Historic district in New York, United States

The Union Street Historic District in Poughkeepsie, New York, United States, is an area of eight blocks (roughly 42 acre) southwest of downtown and just north of the Mid-Hudson Bridge approaches. It is the oldest neighborhood in the city.

It dates to 1767 when a path to the Hudson River was developed into a street. In 1971 it was designated a historic district and became the first property in the city to be listed on the National Register of Historic Places.

==Geography==

The district is roughly rectangular. It is bounded on the north by the rear property lines of lots on the south side of Main Street, on the east by the crest of the slope up from the Hudson River (roughly the rear property lines of the west side of Market Street, 200 ft above the water), on the south by US 44 and NY 55 (the East-West Arterial) and on the east by US 9 (the North-South Arterial). This eight-block area of 42 acres (17 ha) included, at the time of its Register listing, 173 contributing properties. None of them are separately listed.

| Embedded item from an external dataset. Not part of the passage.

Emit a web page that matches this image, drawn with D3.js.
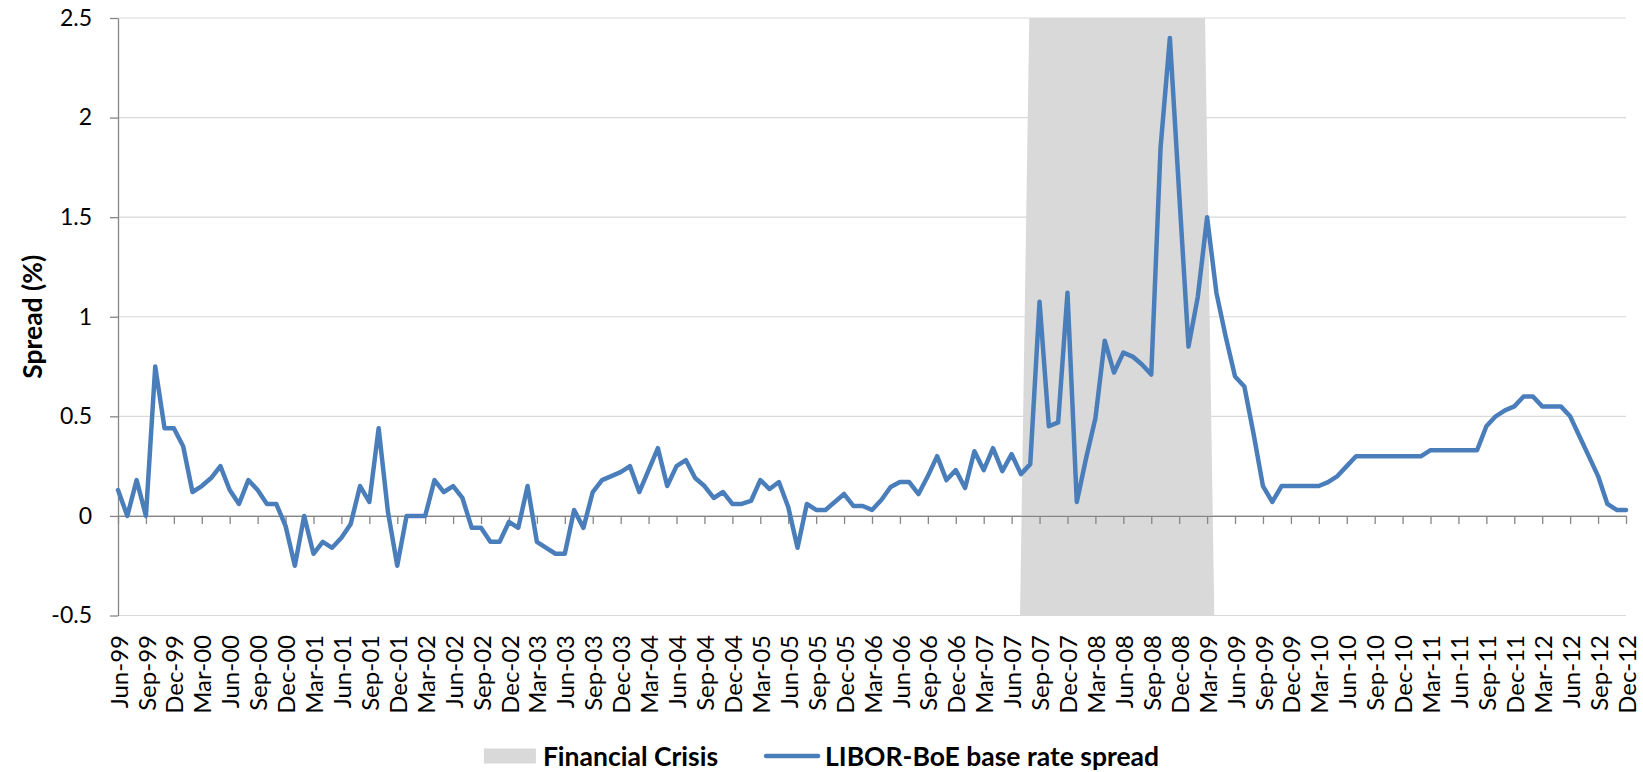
<!DOCTYPE html>
<html>
<head>
<meta charset="utf-8">
<script src="https://cdn.jsdelivr.net/npm/d3@7"></script>
<style>
  body { margin: 0; background: #fff; }
  svg { display: block; font-family: Lato, "Open Sans", sans-serif; }
</style>
</head>
<body>
<svg id="chart"></svg>
<script>
// months Jun-99 .. Dec-12 (category axis)
const months = d3.timeMonth.range(new Date(1999, 5, 1), new Date(2013, 0, 1));
const fmt = d3.timeFormat("%b-%y");
const monthLabels = months.map(fmt);

// LIBOR - BoE base rate spread (%), one row per year
const spread = [
  0.13, 0, 0.18, 0, 0.75, 0.44, 0.44,                                  // 1999 Jun-Dec
  0.35, 0.12, 0.15, 0.19, 0.25, 0.13, 0.06, 0.18, 0.13, 0.06, 0.06, -0.05, // 2000
  -0.25, 0, -0.19, -0.13, -0.16, -0.11, -0.04, 0.15, 0.07, 0.44, 0.02, -0.25, // 2001
  0, 0, 0, 0.18, 0.12, 0.15, 0.09, -0.06, -0.06, -0.13, -0.13, -0.03,   // 2002
  -0.06, 0.15, -0.13, -0.16, -0.19, -0.19, 0.03, -0.06, 0.12, 0.18, 0.20, 0.22, // 2003
  0.25, 0.12, 0.23, 0.34, 0.15, 0.25, 0.28, 0.19, 0.15, 0.09, 0.12, 0.06, // 2004
  0.06, 0.075, 0.18, 0.135, 0.17, 0.045, -0.16, 0.06, 0.03, 0.03, 0.07, 0.11, // 2005
  0.05, 0.05, 0.03, 0.08, 0.145, 0.17, 0.17, 0.11, 0.20, 0.30, 0.18, 0.23, // 2006
  0.14, 0.325, 0.23, 0.34, 0.225, 0.31, 0.21, 0.26, 1.075, 0.45, 0.47, 1.12, // 2007
  0.07, 0.29, 0.49, 0.88, 0.72, 0.82, 0.80, 0.76, 0.71, 1.85, 2.40, 1.62, // 2008
  0.85, 1.10, 1.50, 1.12, 0.90, 0.70, 0.65, 0.41, 0.15, 0.07, 0.15, 0.15, // 2009
  0.15, 0.15, 0.15, 0.17, 0.20, 0.25, 0.30, 0.30, 0.30, 0.30, 0.30, 0.30, // 2010
  0.30, 0.30, 0.33, 0.33, 0.33, 0.33, 0.33, 0.33, 0.45, 0.50, 0.53, 0.55, // 2011
  0.60, 0.60, 0.55, 0.55, 0.55, 0.50, 0.40, 0.30, 0.20, 0.06, 0.03, 0.03  // 2012
];

// shaded financial crisis period (first and last month at full height)
const crisisFrom = "Aug-07";
const crisisTo = "Mar-09";

const yTicks = [-0.5, 0, 0.5, 1, 1.5, 2, 2.5];
const xTickLabels = monthLabels.filter((d, i) => i % 3 === 0);

const legendLabels = ["Financial Crisis", "LIBOR-BoE base rate spread"];

const w = 1643;
const h = 772;
const mLeft = 118, mRight = 1626, mTop = 18, mBottom = 615.5;

const lineColor = "#4a7ebb";
const crisisColor = "#d9d9d9";
const axisColor = "#868686";

const svg = d3.select("#chart").attr("width", w).attr("height", h);

const x = d3.scalePoint().domain(monthLabels).range([mLeft, mRight]);
// the shaded area sits between tick marks (secondary category axis in the original)
const xBand = d3.scaleBand().domain(monthLabels).range([mLeft, mRight]);
const y = d3.scaleLinear().domain([-0.5, 2.5]).range([mBottom, mTop]);

// gridlines
svg.append("g")
  .selectAll("line")
  .data(yTicks)
  .join("line")
  .attr("x1", mLeft).attr("x2", mRight)
  .attr("y1", d => y(d)).attr("y2", d => y(d))
  .attr("stroke", "#d9d9d9").attr("stroke-width", 1.2);

// crisis area
const iFrom = monthLabels.indexOf(crisisFrom);
const iTo = monthLabels.indexOf(crisisTo);
const crisis = monthLabels.map((m, i) => (i >= iFrom && i <= iTo) ? 2.5 : -0.5);
const area = d3.area()
  .x((d, i) => xBand(monthLabels[i]) + xBand.bandwidth() / 2)
  .y0(y(-0.5))
  .y1(d => y(d));
svg.append("path")
  .datum(crisis)
  .attr("d", area)
  .attr("fill", crisisColor);

// category axis crossing at zero
const xAxis = svg.append("g")
  .attr("transform", `translate(0,${y(0)})`)
  .call(d3.axisBottom(x).tickValues(xTickLabels).tickSize(8).tickSizeOuter(0).tickFormat(""));
xAxis.select(".domain").attr("stroke", axisColor).attr("stroke-width", 1.3);
xAxis.selectAll(".tick line").attr("stroke", axisColor).attr("stroke-width", 1.3);

// value axis
const yAxis = svg.append("g")
  .attr("transform", `translate(${mLeft},0)`)
  .call(d3.axisLeft(y).tickValues(yTicks).tickSize(8).tickSizeOuter(0).tickPadding(18).tickFormat(d => String(d)));
yAxis.select(".domain").attr("stroke", axisColor).attr("stroke-width", 1.3);
yAxis.selectAll(".tick line").attr("stroke", axisColor).attr("stroke-width", 1.3);
yAxis.selectAll(".tick text")
  .attr("fill", "#000")
  .style("font-family", "Lato, 'Open Sans', sans-serif")
  .style("font-size", "23px");

// month labels at the bottom, rotated
svg.append("g")
  .selectAll("text")
  .data(xTickLabels)
  .join("text")
  .attr("transform", d => `translate(${x(d)},635) rotate(-90)`)
  .attr("text-anchor", "end")
  .attr("dy", "0.4em")
  .style("font-size", "24px")
  .text(d => d);

// spread line
const line = d3.line()
  .x((d, i) => x(monthLabels[i]))
  .y(d => y(d));
svg.append("path")
  .datum(spread)
  .attr("d", line)
  .attr("fill", "none")
  .attr("stroke", lineColor)
  .attr("stroke-width", 4.5)
  .attr("stroke-linejoin", "round")
  .attr("stroke-linecap", "round");

// axis title
svg.append("text")
  .attr("transform", `translate(32,${(mTop + mBottom) / 2}) rotate(-90)`)
  .attr("text-anchor", "middle")
  .attr("dominant-baseline", "central")
  .style("font-size", "26.5px")
  .style("font-weight", "bold")
  .text("Spread (%)");

// legend, centred under the chart
const legY = 756;
const leg = svg.append("g");
const swatchW = 52, gap = 7, itemGap = 48;
const t1 = leg.append("text").attr("x", 0).attr("y", legY).attr("dominant-baseline", "central")
  .style("font-size", "26.5px").style("font-weight", "bold").text(legendLabels[0]);
const t2 = leg.append("text").attr("y", legY).attr("dominant-baseline", "central")
  .style("font-size", "26.5px").style("font-weight", "bold").text(legendLabels[1]);
const w1 = t1.node().getComputedTextLength();
const w2 = t2.node().getComputedTextLength();
const total = swatchW + gap + w1 + itemGap + swatchW + gap + w2;
let cx = w / 2 - total / 2;
leg.append("rect").attr("x", cx).attr("y", legY - 7.5).attr("width", swatchW).attr("height", 15).attr("fill", crisisColor);
t1.attr("x", cx + swatchW + gap);
cx += swatchW + gap + w1 + itemGap;
leg.append("line").attr("x1", cx).attr("x2", cx + swatchW).attr("y1", legY).attr("y2", legY)
  .attr("stroke", lineColor).attr("stroke-width", 4.5).attr("stroke-linecap", "round");
t2.attr("x", cx + swatchW + gap);
</script>
</body>
</html>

Union Street runs across the district roughly west-southwest to east-northeast. Delano and Grand streets are also included in their entirety, and portions of South Bridge, South Clover and South Perry streets are within the district as well.

Topographically, the district slopes down towards the river from east to west. All its streets are developed, with a few vacant lots. Buildings and lots, both the smallest, on average, in any area of the city, are densely clustered, with many having yards in the rear rather than the side. There are many older, taller trees that provide shade and greenery.

==History==

The street began as a winding footpath connecting the early settlement of Poughkeepsie, around the present-day location of Market Street, to the Union Store on the river. In 1767 it was expanded into the first road from Poughkeepsie to the river. Maps prepared in 1799 show it as Union Store Road.

A neighborhood gradually arose around it, becoming the first residence for many immigrant groups in the city: the Germans, Irish, Poles, Italians, other Slavic groups. Descendants of many of them stayed in the neighborhood for years. In the mid-20th century the area became racially integrated when African-Americans began settling in the area.

Throughout the 19th century builders put up the same general house plan, adapting it only slightly to prevailing architectural styles: a two-and-half-story structure with three-bay facade. This was done first in brick with stone trim, then wood, then in more detailed brickwork. They evolved from having simple steps to the street, to stoops to, at the end of the century, elaborate verandas. Some buildings, usually at the intersections, had businesses at street level.

The houses were located on narrow lots with no sideyards, only a rear yard. This created a strong sense of community, and a division between public and private space. Within this, the oblique angles of the Union Street intersections, and the slope of the land gave each house its own perspective on and within the neighborhood.

By the late 1960s many of the surrounding neighborhoods had been razed for road construction or extensively rebuilt through urban renewal programs. The historic designation made this less likely to happen in the Union Street area, and preserved it as it had been.